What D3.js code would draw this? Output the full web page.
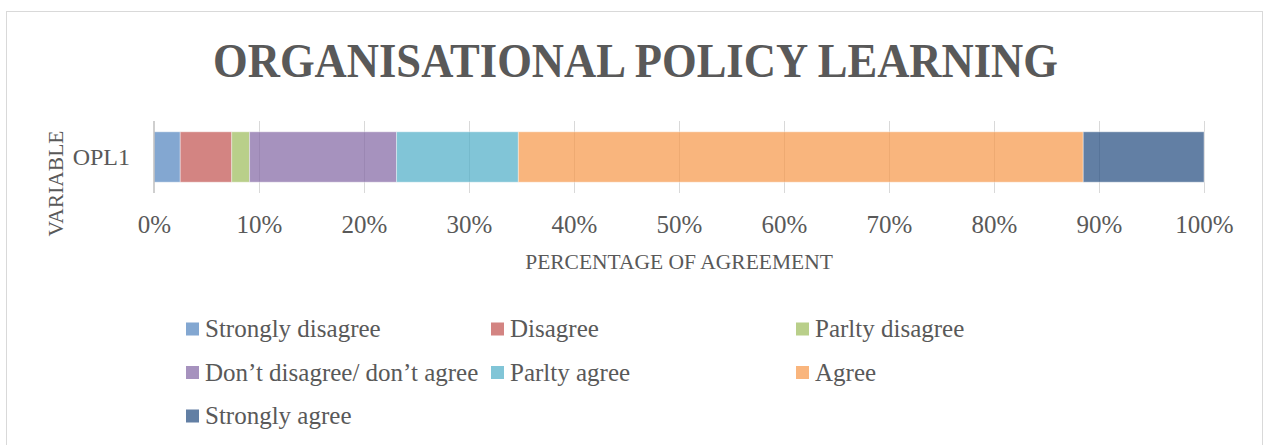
<!DOCTYPE html>
<html>
<head>
<meta charset="utf-8">
<script src="https://cdn.jsdelivr.net/npm/d3@7"></script>
<style>
  html, body { margin: 0; padding: 0; background: #fff; }
  svg { display: block; }
  text { font-family: "Liberation Serif", "DejaVu Serif", serif; fill: #595959; }
</style>
</head>
<body>
<div id="chart"></div>
<script>
// Données (en %)
const categories = ['OPL1'];
const seriesNames = [
  'Strongly disagree',
  'Disagree',
  'Parlty disagree',
  'Don\u2019t disagree/ don\u2019t agree',
  'Parlty agree',
  'Agree',
  'Strongly agree'
];
const seriesValues = [[2.5, 4.9, 1.7, 14.0, 11.6, 53.8, 11.5]];
const seriesColors = ['#4F81BD', '#C0504D', '#9BBB59', '#8064A2', '#4BACC6', '#F79646', '#1F497D'];
const tickValues = [0, 10, 20, 30, 40, 50, 60, 70, 80, 90, 100];
const tickLabels = ['0%', '10%', '20%', '30%', '40%', '50%', '60%', '70%', '80%', '90%', '100%'];

const width = 1265;
const height = 445;
const plot = { left: 154, right: 1204, top: 121, bottom: 193 };

const svg = d3.select('#chart')
  .append('svg')
  .attr('width', width)
  .attr('height', height);

// Cadre du graphique
svg.append('rect')
  .attr('x', 6.5)
  .attr('y', 11.5)
  .attr('width', 1256)
  .attr('height', 500)
  .attr('fill', '#fff')
  .attr('stroke', '#D9D9D9')
  .attr('stroke-width', 1);

// Titre
svg.append('text')
  .attr('x', 635.5)
  .attr('y', 77)
  .attr('text-anchor', 'middle')
  .attr('font-size', '48px')
  .attr('font-weight', 'bold')
  .attr('textLength', 845)
  .attr('lengthAdjust', 'spacingAndGlyphs')
  .text('ORGANISATIONAL POLICY LEARNING');

const xScale = d3.scaleLinear()
  .domain([0, 100])
  .range([plot.left, plot.right]);

const yScale = d3.scaleBand()
  .domain(categories)
  .range([plot.top, plot.bottom])
  .paddingInner(0.3)
  .paddingOuter(0.15);

// Grille verticale
const grid = svg.append('g')
  .attr('transform', `translate(0,${plot.bottom})`)
  .call(d3.axisBottom(xScale)
    .tickValues(tickValues.filter(v => v > 0))
    .tickSize(-(plot.bottom - plot.top))
    .tickFormat(''));
grid.select('.domain').remove();
grid.selectAll('line').attr('stroke', '#D9D9D9').attr('stroke-width', 1);

// Barres empilées
const rows = categories.map((c, i) => {
  const row = { category: c };
  seriesNames.forEach((s, j) => { row[s] = seriesValues[i][j]; });
  return row;
});
const stacked = d3.stack().keys(seriesNames)(rows);

const layers = svg.selectAll('.layer')
  .data(stacked)
  .enter()
  .append('g')
  .attr('class', 'layer')
  .attr('fill', (d, i) => seriesColors[i])
  .attr('fill-opacity', 0.7);

layers.selectAll('rect')
  .data(d => d)
  .enter()
  .append('rect')
  .attr('x', d => xScale(d[0]))
  .attr('width', d => xScale(d[1]) - xScale(d[0]))
  .attr('y', d => yScale(d.data.category))
  .attr('height', yScale.bandwidth())
  .attr('stroke', '#fff')
  .attr('stroke-opacity', 0.4)
  .attr('stroke-width', 1);

// Axe vertical (0%)
svg.append('line')
  .attr('x1', xScale(0))
  .attr('x2', xScale(0))
  .attr('y1', plot.top)
  .attr('y2', plot.bottom)
  .attr('stroke', '#BFBFBF')
  .attr('stroke-width', 1.5);

// Étiquettes de l'axe X
const xAxis = svg.append('g')
  .attr('transform', `translate(0,${plot.bottom})`)
  .call(d3.axisBottom(xScale)
    .tickValues(tickValues)
    .tickSize(0)
    .tickFormat((d, i) => tickLabels[i]));
xAxis.select('.domain').remove();
xAxis.selectAll('text')
  .attr('y', 40)
  .attr('dy', 0)
  .attr('font-size', '25px')
  .attr('font-family', '"Liberation Serif", serif')
  .attr('fill', '#595959');

// Étiquettes de catégorie
const yAxis = svg.append('g')
  .attr('transform', `translate(${plot.left},0)`)
  .call(d3.axisLeft(yScale).tickSize(0).tickPadding(24));
yAxis.select('.domain').remove();
yAxis.selectAll('text')
  .attr('font-size', '24px')
  .attr('font-family', '"Liberation Serif", serif')
  .attr('fill', '#595959')
  .attr('dy', '0.33em');

// Titres d'axes
svg.append('text')
  .attr('x', (plot.left + plot.right) / 2)
  .attr('y', 269)
  .attr('text-anchor', 'middle')
  .attr('font-size', '21.5px')
  .text('PERCENTAGE OF AGREEMENT');

svg.append('text')
  .attr('transform', 'translate(63,183.5) rotate(-90)')
  .attr('text-anchor', 'middle')
  .attr('font-size', '21.5px')
  .text('VARIABLE');

// Légende
const legend = svg.append('g');
const legendItems = legend.selectAll('.legend-item')
  .data(seriesNames)
  .enter()
  .append('g')
  .attr('class', 'legend-item')
  .attr('transform', (d, i) => `translate(${186 + (i % 3) * 305},${337 + Math.floor(i / 3) * 43.5})`);

legendItems.append('rect')
  .attr('x', 0)
  .attr('y', -14.5)
  .attr('width', 13)
  .attr('height', 13)
  .attr('fill', (d, i) => seriesColors[i])
  .attr('fill-opacity', 0.7);

legendItems.append('text')
  .attr('x', 19)
  .attr('y', 0)
  .attr('font-size', '25px')
  .text(d => d);
</script>
</body>
</html>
────────────────
## Exercise instructions
Quote everything in the listing above exactly; pictures are the only thing to omit.

## Result of the task
What D3.js code would draw this? Output the full web page.
<!DOCTYPE html>
<html>
<head>
<meta charset="utf-8">
<script src="https://cdn.jsdelivr.net/npm/d3@7"></script>
<style>
  html, body { margin: 0; padding: 0; background: #fff; }
  svg { display: block; }
  text { font-family: "Liberation Serif", "DejaVu Serif", serif; fill: #595959; }
</style>
</head>
<body>
<div id="chart"></div>
<script>
// Données (en %)
const categories = ['OPL1'];
const seriesNames = [
  'Strongly disagree',
  'Disagree',
  'Parlty disagree',
  'Don\u2019t disagree/ don\u2019t agree',
  'Parlty agree',
  'Agree',
  'Strongly agree'
];
const seriesValues = [[2.5, 4.9, 1.7, 14.0, 11.6, 53.8, 11.5]];
const seriesColors = ['#4F81BD', '#C0504D', '#9BBB59', '#8064A2', '#4BACC6', '#F79646', '#1F497D'];
const tickValues = [0, 10, 20, 30, 40, 50, 60, 70, 80, 90, 100];
const tickLabels = ['0%', '10%', '20%', '30%', '40%', '50%', '60%', '70%', '80%', '90%', '100%'];

const width = 1265;
const height = 445;
const plot = { left: 154, right: 1204, top: 121, bottom: 193 };

const svg = d3.select('#chart')
  .append('svg')
  .attr('width', width)
  .attr('height', height);

// Cadre du graphique
svg.append('rect')
  .attr('x', 6.5)
  .attr('y', 11.5)
  .attr('width', 1256)
  .attr('height', 500)
  .attr('fill', '#fff')
  .attr('stroke', '#D9D9D9')
  .attr('stroke-width', 1);

// Titre
svg.append('text')
  .attr('x', 635.5)
  .attr('y', 77)
  .attr('text-anchor', 'middle')
  .attr('font-size', '48px')
  .attr('font-weight', 'bold')
  .attr('textLength', 845)
  .attr('lengthAdjust', 'spacingAndGlyphs')
  .text('ORGANISATIONAL POLICY LEARNING');

const xScale = d3.scaleLinear()
  .domain([0, 100])
  .range([plot.left, plot.right]);

const yScale = d3.scaleBand()
  .domain(categories)
  .range([plot.top, plot.bottom])
  .paddingInner(0.3)
  .paddingOuter(0.15);

// Grille verticale
const grid = svg.append('g')
  .attr('transform', `translate(0,${plot.bottom})`)
  .call(d3.axisBottom(xScale)
    .tickValues(tickValues.filter(v => v > 0))
    .tickSize(-(plot.bottom - plot.top))
    .tickFormat(''));
grid.select('.domain').remove();
grid.selectAll('line').attr('stroke', '#D9D9D9').attr('stroke-width', 1);

// Barres empilées
const rows = categories.map((c, i) => {
  const row = { category: c };
  seriesNames.forEach((s, j) => { row[s] = seriesValues[i][j]; });
  return row;
});
const stacked = d3.stack().keys(seriesNames)(rows);

const layers = svg.selectAll('.layer')
  .data(stacked)
  .enter()
  .append('g')
  .attr('class', 'layer')
  .attr('fill', (d, i) => seriesColors[i])
  .attr('fill-opacity', 0.7);

layers.selectAll('rect')
  .data(d => d)
  .enter()
  .append('rect')
  .attr('x', d => xScale(d[0]))
  .attr('width', d => xScale(d[1]) - xScale(d[0]))
  .attr('y', d => yScale(d.data.category))
  .attr('height', yScale.bandwidth())
  .attr('stroke', '#fff')
  .attr('stroke-opacity', 0.4)
  .attr('stroke-width', 1);

// Axe vertical (0%)
svg.append('line')
  .attr('x1', xScale(0))
  .attr('x2', xScale(0))
  .attr('y1', plot.top)
  .attr('y2', plot.bottom)
  .attr('stroke', '#BFBFBF')
  .attr('stroke-width', 1.5);

// Étiquettes de l'axe X
const xAxis = svg.append('g')
  .attr('transform', `translate(0,${plot.bottom})`)
  .call(d3.axisBottom(xScale)
    .tickValues(tickValues)
    .tickSize(0)
    .tickFormat((d, i) => tickLabels[i]));
xAxis.select('.domain').remove();
xAxis.selectAll('text')
  .attr('y', 40)
  .attr('dy', 0)
  .attr('font-size', '25px')
  .attr('font-family', '"Liberation Serif", serif')
  .attr('fill', '#595959');

// Étiquettes de catégorie
const yAxis = svg.append('g')
  .attr('transform', `translate(${plot.left},0)`)
  .call(d3.axisLeft(yScale).tickSize(0).tickPadding(24));
yAxis.select('.domain').remove();
yAxis.selectAll('text')
  .attr('font-size', '24px')
  .attr('font-family', '"Liberation Serif", serif')
  .attr('fill', '#595959')
  .attr('dy', '0.33em');

// Titres d'axes
svg.append('text')
  .attr('x', (plot.left + plot.right) / 2)
  .attr('y', 269)
  .attr('text-anchor', 'middle')
  .attr('font-size', '21.5px')
  .text('PERCENTAGE OF AGREEMENT');

svg.append('text')
  .attr('transform', 'translate(63,183.5) rotate(-90)')
  .attr('text-anchor', 'middle')
  .attr('font-size', '21.5px')
  .text('VARIABLE');

// Légende
const legend = svg.append('g');
const legendItems = legend.selectAll('.legend-item')
  .data(seriesNames)
  .enter()
  .append('g')
  .attr('class', 'legend-item')
  .attr('transform', (d, i) => `translate(${186 + (i % 3) * 305},${337 + Math.floor(i / 3) * 43.5})`);

legendItems.append('rect')
  .attr('x', 0)
  .attr('y', -14.5)
  .attr('width', 13)
  .attr('height', 13)
  .attr('fill', (d, i) => seriesColors[i])
  .attr('fill-opacity', 0.7);

legendItems.append('text')
  .attr('x', 19)
  .attr('y', 0)
  .attr('font-size', '25px')
  .text(d => d);
</script>
</body>
</html>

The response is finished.